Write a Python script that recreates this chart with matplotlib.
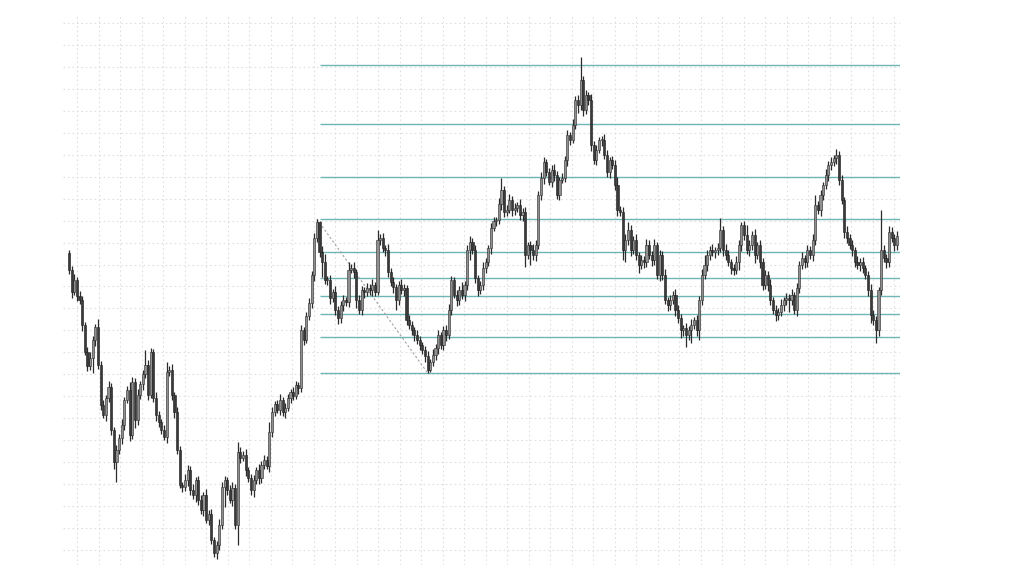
import matplotlib
matplotlib.use("Agg")
import matplotlib.pyplot as plt
import numpy as np

# closing prices, one per candle (opens follow the previous close)
first_open = 321
closes = [
    # left leg down
    304, 282, 294, 278, 274, 249, 222, 208, 216, 234, 247, 209, 169, 159, 176,
    187, 144, 112, 124, 136, 149, 174, 184, 139, 192, 154, 179, 190, 200, 209,
    179, 222, 176, 159, 152, 144, 137, 202, 204, 179, 162, 124, 89, 87, 94,
    # bottom and rally
    104, 84, 79, 94, 74, 64, 79, 54, 60, 34, 21, 29, 49, 87, 94, 84, 74, 86,
    49, 122, 116, 119, 104, 96, 84, 94, 104, 96, 109, 114, 108, 142, 162, 170,
    164, 174, 162, 166, 176, 182, 178, 189, 186, 244, 234, 258, 271, 299, 336,
    352, 322, 312, 294, 294, 276, 282, 264, 256,
    # pullback to swing low
    269, 274, 272, 304, 306, 302, 274, 264, 284, 282, 286, 284, 289, 282, 334,
    336, 326, 324, 302, 292, 287, 274, 289, 284, 286, 254, 249, 244, 239, 234,
    229, 224, 218, 204, 212, 219, 226, 239, 229, 244, 239, 264, 294, 279, 274,
    284, 279, 289, 324, 332, 324, 296, 284, 289, 306,
    # run to the top
    312, 326, 346, 353, 354, 370, 384, 362, 364, 374, 364, 366, 369, 359, 362,
    319, 329, 324, 319, 329, 379, 396, 412, 402, 392, 404, 399, 379, 394, 396,
    414, 439, 434, 449, 474, 469, 494, 464, 479, 474, 429, 414, 424, 434, 434,
    419, 402, 414, 409, 389, 364, 362, 324, 334,
    # middle range
    344, 324, 334, 319, 309, 314, 312, 329, 319, 314, 329, 299, 319, 299, 274,
    269, 274, 279, 264, 256, 244, 246, 239, 244, 249, 254, 244, 274, 299, 309,
    319, 324, 322, 324, 326, 344, 324, 319, 312, 306, 304, 312, 329, 349, 339,
    324, 329, 339, 319, 329, 312, 289,
    # right side
    299, 289, 274, 264, 259, 262, 269, 274, 276, 274, 279, 264, 286, 309, 316,
    312, 324, 319, 334, 369, 364, 379, 389, 399, 409, 412, 416, 419, 394, 374,
    342, 336, 329, 324, 312, 309, 312, 306, 299, 284, 259, 254, 244, 284, 324,
    316, 312, 342, 336, 329, 338,
]

wick_up = [
    3, 4, 6, 3, 5, 4, 3, 5, 6, 4, 3, 8, 4, 5, 3, 6, 4, 3, 5, 4, 6, 3, 4, 8, 5,
    4, 6, 3, 4, 15, 5, 4, 3, 6, 4, 3, 5, 10, 4, 6, 3, 5, 4, 3, 6,
    5, 4, 6, 3, 4, 5, 3, 6, 4, 5, 3, 4, 6, 5, 4, 3, 5, 6, 4, 10, 5, 4, 6, 3, 4,
    5, 3, 6, 4, 5, 4, 10, 5, 3, 4, 6, 3, 5, 4, 3, 5, 4, 3, 5, 3, 4, 5, 4, 5, 3,
    1, 6, 8, 4, 5, 3, 6, 4,
    4, 5, 3, 8, 4, 6, 3, 5, 4, 3, 5, 4, 6, 3, 10, 4, 5, 3, 6, 4, 5, 3, 4, 6, 4,
    3, 5, 4, 3, 5, 4, 3, 4, 5, 3, 6, 4, 5, 3, 4, 5, 6, 4, 3, 5, 4, 8, 4, 5, 6,
    4, 5, 3, 4, 6,
    4, 3, 5, 4, 3, 6, 12, 4, 5, 6, 4, 5, 3, 6, 4, 5, 3, 4, 6, 5, 4, 6, 5, 3, 4,
    5, 6, 4, 3, 5, 4, 5, 3, 6, 4, 5, 23, 4, 5, 3, 6, 4, 5, 3, 4, 6, 5, 3, 4, 5,
    8, 4, 5, 6,
    8, 5, 4, 6, 3, 5, 4, 6, 5, 4, 6, 3, 5, 4, 6, 3, 5, 4, 6, 5, 4, 3, 5, 4, 6,
    3, 5, 4, 6, 10, 5, 4, 6, 3, 5, 12, 4, 6, 5, 3, 4, 6, 5, 3, 4, 10, 5, 4, 6,
    3, 5, 4,
    5, 4, 6, 3, 5, 4, 6, 3, 5, 4, 6, 3, 5, 4, 6, 3, 5, 4, 6, 10, 4, 5, 3, 6, 4,
    5, 3, 6, 4, 5, 3, 6, 4, 5, 3, 6, 4, 5, 3, 4, 6, 5, 4, 3, 40, 5, 4, 6, 5, 4,
    5,
]

wick_dn = [
    4, 6, 3, 5, 4, 6, 3, 5, 4, 15, 6, 4, 5, 3, 6, 4, 5, 7, 20, 4, 6, 5, 3, 6, 4,
    8, 5, 4, 6, 4, 5, 3, 4, 6, 5, 4, 3, 6, 4, 5, 6, 4, 3, 5, 4,
    6, 5, 4, 7, 5, 4, 6, 3, 5, 4, 4, 6, 5, 4, 20, 5, 3, 6, 4, 20, 5, 3, 6, 4, 5,
    7, 4, 6, 5, 4, 3, 6, 5, 4, 3, 5, 4, 6, 3, 5, 4, 3, 6, 4, 5, 3, 4, 5, 6, 4,
    5, 15, 4, 5, 6, 4, 5, 6,
    5, 6, 4, 5, 3, 6, 8, 4, 5, 6, 4, 5, 6, 4, 3, 5, 4, 6, 5, 4, 6, 10, 5, 4, 6,
    5, 4, 5, 6, 4, 5, 4, 6, 3, 2, 4, 5, 6, 4, 5, 6, 4, 5, 3, 6, 5, 4, 6, 5, 10,
    4, 5, 6, 4, 5,
    5, 4, 6, 3, 5, 4, 6, 5, 4, 3, 6, 5, 4, 5, 6, 12, 4, 15, 5, 6, 4, 5, 6, 4, 3,
    5, 6, 4, 5, 3, 4, 6, 5, 3, 4, 8, 5, 6, 4, 5, 6, 4, 5, 3, 6, 4, 5, 6, 4, 5,
    6, 4, 10, 12,
    5, 6, 4, 5, 8, 4, 6, 5, 4, 6, 5, 4, 6, 5, 4, 6, 5, 4, 6, 5, 8, 6, 12, 5, 13,
    4, 6, 10, 5, 4, 6, 5, 4, 6, 5, 4, 6, 5, 4, 6, 5, 4, 8, 6, 5, 4, 6, 5, 8, 4,
    6, 5,
    4, 6, 5, 4, 6, 5, 4, 6, 5, 12, 5, 4, 6, 5, 4, 6, 5, 4, 6, 5, 4, 6, 5, 4, 6,
    5, 4, 6, 5, 4, 6, 5, 4, 6, 5, 4, 6, 5, 4, 6, 8, 5, 13, 6, 5, 4, 6, 5, 4, 6,
    5,
]

# swing used for the fibonacci levels
swing_hi_idx = 94
swing_lo_idx = 136
fib_levels = [0, 0.236, 0.382, 0.5, 0.618, 0.786, 1, 1.272, 1.618, 2]

closes = np.array(closes, dtype=float)
opens = np.concatenate([[first_open], closes[:-1]])
highs = np.maximum(opens, closes) + np.array(wick_up)
lows = np.minimum(opens, closes) - np.array(wick_dn)
n = len(closes)
idx = np.arange(n)

fig = plt.figure(figsize=(10.24, 5.74), dpi=100)
ax = fig.add_axes([63 / 1024, 9 / 574, 837 / 1024, 550 / 574])

step = 828 / (n - 1)  # candle spacing in pixels
ax.set_xlim(-6 / step, 831 / step)
ax.set_ylim(9, 559)

# grid
ax.set_xticks(8 / step + np.arange(39) * 21.5 / step)
ax.set_yticks(np.arange(24, 552, 21.96))
ax.grid(True, color="#e0e0e0", linestyle=(0, (1.5, 2.5)), linewidth=0.8)
ax.tick_params(length=0, labelbottom=False, labelleft=False)
for s in ax.spines.values():
    s.set_visible(False)
ax.set_axisbelow(True)

# candles
up = closes >= opens
ax.vlines(idx, lows, highs, color="#2b2b2b", linewidth=0.9, zorder=3)
body_h = np.maximum(np.abs(closes - opens), 0.8)
body_b = np.minimum(opens, closes)
ax.bar(idx[up], body_h[up], bottom=body_b[up], width=0.8,
       color="#8f8f8f", edgecolor="#2b2b2b", linewidth=0.4, zorder=4)
ax.bar(idx[~up], body_h[~up], bottom=body_b[~up], width=0.8,
       color="#3a3a3a", edgecolor="#1e1e1e", linewidth=0.4, zorder=4)

# fibonacci levels
hi = highs[swing_hi_idx]
lo = lows[swing_lo_idx]
x_end = 831 / step
for lv in fib_levels:
    y = lo + (hi - lo) * lv
    ax.hlines(y, swing_hi_idx + 1.0, x_end, color="#6fb5b5", linewidth=1.0, zorder=2)

ax.plot([swing_hi_idx, swing_lo_idx], [hi, lo], color="#a0a0a0",
        linestyle=(0, (2, 2)), linewidth=0.8, zorder=2)

fig.savefig("out.png", dpi=100, facecolor="white")
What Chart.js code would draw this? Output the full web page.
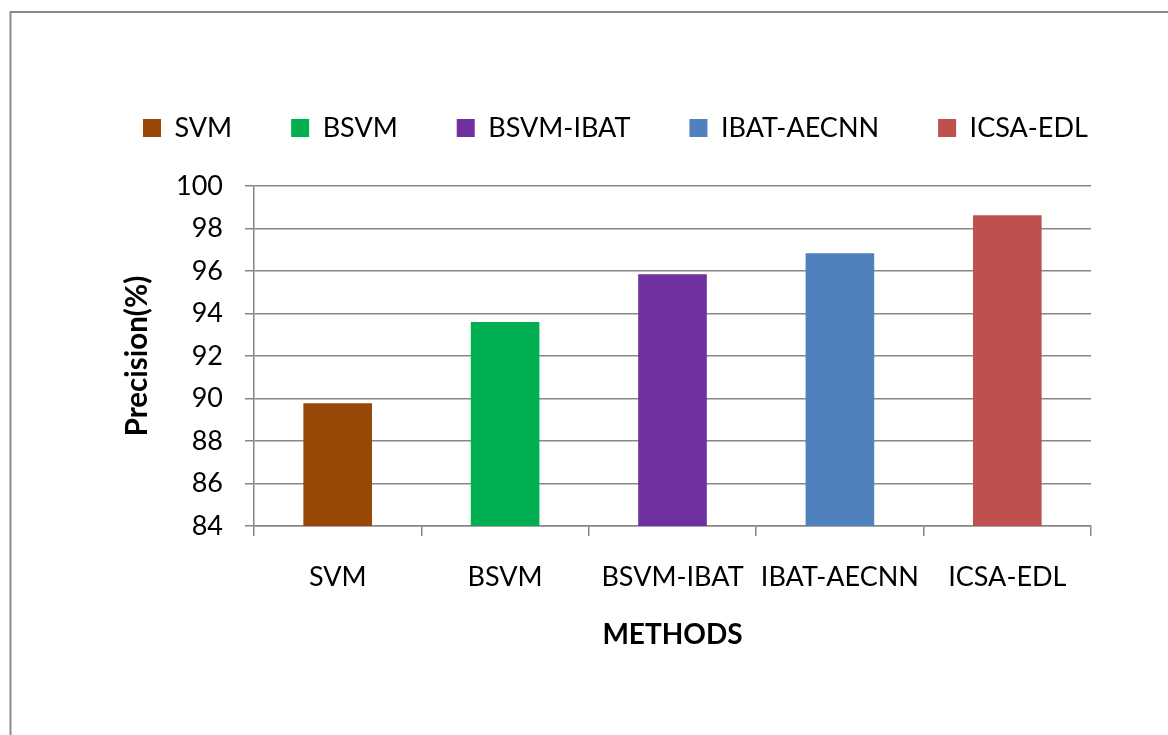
#####
### [EXERCISE INSTRUCTIONS]
Lines of the listing that contain the word "matplotlib" are to be counted; report only their number.

### [CORRECT RESPONSE]
4